Finite-Sample Bounds for Two-Distribution Hypothesis Tests

With the rapid growth of large language models, big data, and malicious online attacks, it has become increasingly important to have tools for anomaly detection that can distinguish machine from human, fair from unfair, and dangerous from safe. Prior work has shown that two-distribution (specified complexity) hypothesis tests are useful tools for such tasks, aiding in detecting bias in datasets and providing artificial agents with the ability to recognize artifacts that are likely to have been designed by humans and pose a threat. However, existing work on two-distribution hypothesis tests requires exact values for the specification function, which can often be costly or impossible to compute.
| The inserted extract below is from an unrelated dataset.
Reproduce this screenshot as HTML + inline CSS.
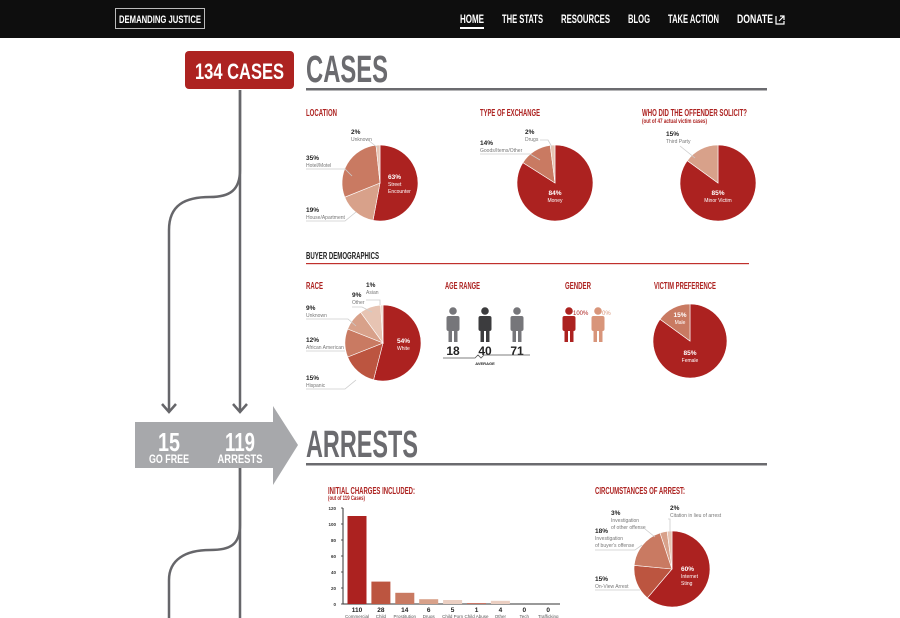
<!DOCTYPE html>
<html><head><meta charset="utf-8"><style>
html,body{margin:0;padding:0;background:#fff;width:900px;height:618px;overflow:hidden}
svg{display:block}
.n{font-family:"Liberation Sans Narrow","Liberation Sans",sans-serif}
.s{font-family:"Liberation Sans",sans-serif}
</style></head><body>
<svg id="root" width="900" height="618" viewBox="0 0 900 618" xmlns="http://www.w3.org/2000/svg">
<rect x="0" y="0" width="900" height="38" fill="#0e0e0e"/>
<g>
<rect x="115.5" y="8.5" width="89" height="20" fill="none" stroke="#bbb" stroke-width="1"/>
<text x="160" y="23" text-anchor="middle" class="n" font-size="11" font-weight="bold" fill="#fff" textLength="82" lengthAdjust="spacingAndGlyphs">DEMANDING JUSTICE</text>
</g>
<g class="n" font-size="12" fill="#fff" font-weight="bold">
<text x="460" y="23" textLength="24" lengthAdjust="spacingAndGlyphs">HOME</text>
<rect x="460" y="27" width="24" height="2" fill="#fff"/>
<text x="502" y="23" textLength="41" lengthAdjust="spacingAndGlyphs">THE STATS</text>
<text x="561" y="23" textLength="49" lengthAdjust="spacingAndGlyphs">RESOURCES</text>
<text x="628" y="23" textLength="22" lengthAdjust="spacingAndGlyphs">BLOG</text>
<text x="668" y="23" textLength="51" lengthAdjust="spacingAndGlyphs">TAKE ACTION</text>
<text x="737" y="23" textLength="36" lengthAdjust="spacingAndGlyphs" font-weight="900">DONATE</text>
<path d="M776 16v8h8v-3M780 16h4v4M784 16l-5 5" stroke="#fff" stroke-width="1.2" fill="none"/>
</g>

<g stroke="#66666a" stroke-width="2.5" fill="none">
<path d="M240 90V170C240 190 230 197 210 197C185 197 169 205 169 230V412"/>
<path d="M240 90V412"/>
<path d="M162 404L169 412L176 404M233 404L240 412L247 404"/>
<path d="M240 468V525C240 545 230 550 210 550C185 550 169 560 169 580V618"/>
<path d="M240 468V618"/>
</g>
<g>
<rect x="185" y="51" width="109" height="38" rx="4" fill="#ad2321"/>
<text x="239.5" y="79" text-anchor="middle" class="n" font-size="22" font-weight="bold" fill="#fff" textLength="89" lengthAdjust="spacingAndGlyphs">134 CASES</text>
</g>
<text x="306" y="82" class="n" font-size="38" font-weight="bold" fill="#6b6b6f" textLength="82" lengthAdjust="spacingAndGlyphs">CASES</text>
<rect x="306" y="88" width="461" height="2.5" fill="#6b6b6f"/>

<g>
<path d="M135 422H273V406L298 445L273 485V468H135Z" fill="#a7a8ab"/>
<text x="169" y="451" text-anchor="middle" class="n" font-size="26" font-weight="bold" fill="#fff" textLength="22" lengthAdjust="spacingAndGlyphs">15</text>
<text x="169" y="463" text-anchor="middle" class="n" font-size="12" font-weight="bold" fill="#fff" textLength="40" lengthAdjust="spacingAndGlyphs">GO FREE</text>
<text x="240" y="451" text-anchor="middle" class="n" font-size="26" font-weight="bold" fill="#fff" textLength="30" lengthAdjust="spacingAndGlyphs">119</text>
<text x="240" y="463" text-anchor="middle" class="n" font-size="12" font-weight="bold" fill="#fff" textLength="45" lengthAdjust="spacingAndGlyphs">ARRESTS</text>
</g>
<text x="306" y="457" class="n" font-size="38" font-weight="bold" fill="#6b6b6f" textLength="112" lengthAdjust="spacingAndGlyphs">ARRESTS</text>
<rect x="306" y="463" width="461" height="2.5" fill="#6b6b6f"/>

<g class="n" font-size="10" fill="#ad2321" font-weight="bold">
<text x="306" y="116" textLength="31" lengthAdjust="spacingAndGlyphs">LOCATION</text>
<text x="480" y="116" textLength="60" lengthAdjust="spacingAndGlyphs">TYPE OF EXCHANGE</text>
<text x="642" y="116" textLength="105" lengthAdjust="spacingAndGlyphs">WHO DID THE OFFENDER SOLICIT?</text>
<text x="642" y="123" font-size="6" textLength="65" lengthAdjust="spacingAndGlyphs">(out of 47 actual victim cases)</text>
<text x="306" y="289" textLength="17" lengthAdjust="spacingAndGlyphs">RACE</text>
<text x="445" y="289" textLength="35" lengthAdjust="spacingAndGlyphs">AGE RANGE</text>
<text x="565" y="289" textLength="26" lengthAdjust="spacingAndGlyphs">GENDER</text>
<text x="654" y="289" textLength="62" lengthAdjust="spacingAndGlyphs">VICTIM PREFERENCE</text>
<text x="328" y="494" textLength="87" lengthAdjust="spacingAndGlyphs">INITIAL CHARGES INCLUDED:</text>
<text x="328" y="500" font-size="6" textLength="37" lengthAdjust="spacingAndGlyphs">(out of 119 Cases)</text>
<text x="595" y="494" textLength="90" lengthAdjust="spacingAndGlyphs">CIRCUMSTANCES OF ARREST:</text>
</g>
<text x="306" y="259" class="n" font-size="10" font-weight="bold" fill="#222" textLength="73" lengthAdjust="spacingAndGlyphs">BUYER DEMOGRAPHICS</text>
<rect x="306" y="263" width="443" height="1.2" fill="#c0302c"/>

<g id="pies"></g>
<g id="figs"></g>
<g id="bars"></g>
</svg>
<script>
const locLabels=["Street Encounter","House/Apartment","Hotel/Motel","Unknown"];
const locValues=[63,19,35,2];
const exLabels=["Money","Goods/Items/Other","Drugs"];
const exValues=[84,14,2];
const solLabels=["Minor Victim","Third Party"];
const solValues=[85,15];
const raceLabels=["White","Hispanic","African American","Unknown","Other","Asian"];
const raceValues=[54,15,12,9,9,1];
const prefLabels=["Female","Male"];
const prefValues=[85,15];
const circLabels=["Internet Sting","On-View Arrest","Investigation of buyer's offense","Investigation of other offense","Citation in lieu of arrest"];
const circValues=[60,15,18,3,2];
const barCats=["Commercial","Child","Prostitution","Drugs","Child Porn","Child Abuse","Other","Tech","Trafficking"];
const barValues=[110,28,14,6,5,1,4,0,0];
const yTicks=[0,20,40,60,80,100,120];
const ages=[18,40,71];

const NS="http://www.w3.org/2000/svg";
const cols=["#ac2220","#bc5540","#c97a62","#d8a18a","#e7c4b3","#efd9cc"];
function mk(tag,attrs,parent){const e=document.createElementNS(NS,tag);for(const k in attrs)e.setAttribute(k,attrs[k]);parent.appendChild(e);return e;}
const pies=document.getElementById('pies');
function pie(cx,cy,r,vals,labels,name,colorIdx){
  const g=mk('g',{},pies);
  
  
  const tot=vals.reduce((a,b)=>a+b,0);let a0=-Math.PI/2;
  vals.forEach((v,i)=>{
    const a1=a0+v/tot*2*Math.PI;
    const x0=cx+r*Math.cos(a0),y0=cy+r*Math.sin(a0),x1=cx+r*Math.cos(a1),y1=cy+r*Math.sin(a1);
    const large=(a1-a0)>Math.PI?1:0;
    const p=mk('path',{d:`M${cx} ${cy}L${x0} ${y0}A${r} ${r} 0 ${large} 1 ${x1} ${y1}Z`,fill:cols[colorIdx?colorIdx[i]:i],stroke:'#fff','stroke-width':0.6},g);
    
    
    a0=a1;
  });
  return g;
}
function lbl(x,y,pct,sub,color,anchor){
  const t=mk('text',{x:x,y:y,'font-size':6.5,'font-weight':'bold',fill:color||'#222','text-anchor':anchor||'start',class:'s'},pies);
  t.textContent=pct;
  
  
  const s=mk('text',{x:x,y:y+7,'font-size':5,fill:color?color:'#777','text-anchor':anchor||'start',class:'s'},pies);
  s.textContent=sub;
  
  
}
function leader(d){const p=mk('path',{d:d,stroke:'#ccc','stroke-width':0.8,fill:'none'},pies);}
pie(380,183,38,locValues,locLabels,'location-pie',[0,3,2,4]);
lbl(388,179,"63%","Street","#fff");mk('text',{x:388,y:193,'font-size':5,fill:'#fff',class:'s'},pies).textContent="Encounter";
lbl(351,134,"2%","Unknown");lbl(306,160,"35%","Hotel/Motel");lbl(306,212,"19%","House/Apartment");
leader("M306 169H345L352 176");leader("M306 221H345L356 212");leader("M368 140L378 148");
pie(555,183,38,exValues,exLabels,'exchange-pie',[0,2,4]);
lbl(555,195,"84%","Money","#fff","middle");lbl(525,134,"2%","Drugs");lbl(480,145,"14%","Goods/Items/Other");
leader("M480 154H530L540 160");leader("M540 140H548L552 147");
pie(718,183,38,solValues,solLabels,'solicit-pie',[0,3]);
lbl(718,195,"85%","Minor Victim","#fff","middle");lbl(666,136,"15%","Third Party");leader("M680 146L695 158");
pie(383,343,38,raceValues,raceLabels,'race-pie',[0,1,2,3,4,5]);
lbl(397,343,"54%","White","#fff");lbl(366,287,"1%","Asian");lbl(352,297,"9%","Other");lbl(306,310,"9%","Unknown");lbl(306,342,"12%","African American");lbl(306,380,"15%","Hispanic");
leader("M366 300H380V305");leader("M352 307H362L372 312");leader("M306 319H348L356 326");leader("M306 351H345");leader("M306 389H345L356 380");
pie(690,341,37,prefValues,prefLabels,'victim-pref-pie',[0,2]);
lbl(690,355,"85%","Female","#fff","middle");lbl(680,317,"15%","Male","#fff","middle");
pie(672,569,38,circValues,circLabels,'circumstances-pie',[0,1,2,3,4]);
lbl(681,571,"60%","Internet","#fff");mk('text',{x:681,y:585,'font-size':5,fill:'#fff',class:'s'},pies).textContent="Sting";
lbl(670,510,"2%","Citation in lieu of arrest");lbl(611,515,"3%","Investigation");mk('text',{x:611,y:529,'font-size':5,fill:'#777',class:'s'},pies).textContent="of other offense";
lbl(595,533,"18%","Investigation");mk('text',{x:595,y:547,'font-size':5,fill:'#777',class:'s'},pies).textContent="of buyer's offense";
lbl(595,581,"15%","On-View Arrest");
leader("M595 550H635L642 545");leader("M595 590H640");leader("M668 519H670V533");leader("M645 529L655 537");

const figs=document.getElementById('figs');
function person(x,y,col,name){
  const g=mk('g',{fill:col},figs);
  
  
  mk('circle',{cx:x,cy:y+4,r:3.8},g);
  mk('rect',{x:x-6.5,y:y+9,width:13,height:15,rx:2},g);
  mk('rect',{x:x-4.5,y:y+23,width:3.5,height:12},g);
  mk('rect',{x:x+1,y:y+23,width:3.5,height:12},g);
}
const ageCols=["#76767a","#3c3c3e","#76767a"];
ages.forEach((a,i)=>{
  const x=453+i*32;
  person(x,307,ageCols[i],'age-figure-'+a);
  const t=mk('text',{x:x,y:355,'text-anchor':'middle','font-size':12,'font-weight':'bold',fill:'#222',class:'n'},figs);
  t.textContent=a;
  
  
});
const ax=mk('path',{d:'M443 358H475l3-3 3 3 3-3H530',stroke:'#555','stroke-width':0.8,fill:'none'},figs);

const av=mk('text',{x:485,y:365,'text-anchor':'middle','font-size':4,'font-weight':'bold',fill:'#222',class:'s'},figs);av.textContent="AVERAGE";

person(569,307,'#ac2220','gender-male-figure');person(598,307,'#d8957a','gender-female-figure');
const g1=mk('text',{x:573,y:315,'font-size':6,fill:'#ac2220',class:'s'},figs);g1.textContent="100%";

const g2=mk('text',{x:602,y:315,'font-size':6,fill:'#d8957a',class:'s'},figs);g2.textContent="0%";


const bars=document.getElementById('bars');
const y0=604,yTop=508,vMax=120;
const yScale=v=>y0-(v/vMax)*(y0-yTop);
const xScale=i=>357+i*23.9;
const axl=mk('path',{d:`M343 ${yTop}V${y0}H560`,stroke:'#333','stroke-width':1,fill:'none'},bars);

yTicks.forEach(t=>{
  const tx=mk('text',{x:336,y:yScale(t)+2,'text-anchor':'end','font-size':4.5,'font-weight':'bold',fill:'#333',class:'s'},bars);
  tx.textContent=t;
  
  
  const tk=mk('line',{x1:341,x2:343,y1:yScale(t),y2:yScale(t),stroke:'#333','stroke-width':0.8},bars);
  
});
const barCols=["#ac2220","#bc5540","#c97a62","#d8a18a","#ebcfc2","#bc5540","#ebcfc2","#eee","#eee"];
barCats.forEach((c,i)=>{
  const x=xScale(i);
  const r=mk('rect',{x:x-9.5,y:yScale(barValues[i]),width:19,height:Math.max(0,y0-yScale(barValues[i])),fill:barCols[i]},bars);
  
  
  const v=mk('text',{x:x,y:612,'text-anchor':'middle','font-size':6.5,'font-weight':'bold',fill:'#222',class:'s'},bars);
  v.textContent=barValues[i];
  
  const l=mk('text',{x:x,y:618,'text-anchor':'middle','font-size':4.5,fill:'#555',class:'s'},bars);
  l.textContent=c;
  
});
</script>
</body></html>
In this work, we prove novel finite-sample bounds that allow for two-distribution hypothesis tests with only estimates of required quantities, such as specification function values. Significantly, the resulting bounds do not require knowledge of the true distribution, distinguishing them from traditional p-values. We apply our bounds to detect student cheating on multiple-choice tests, as an example where the exact specification function is unknown. We additionally apply our results to detect representational bias in machine-learning datasets and provide artificial agents with intention perception, showing that our results are consistent with prior work despite only requiring a finite sample of the space. Finally, we discuss additional applications and provide guidance for those applying these bounds to their own work.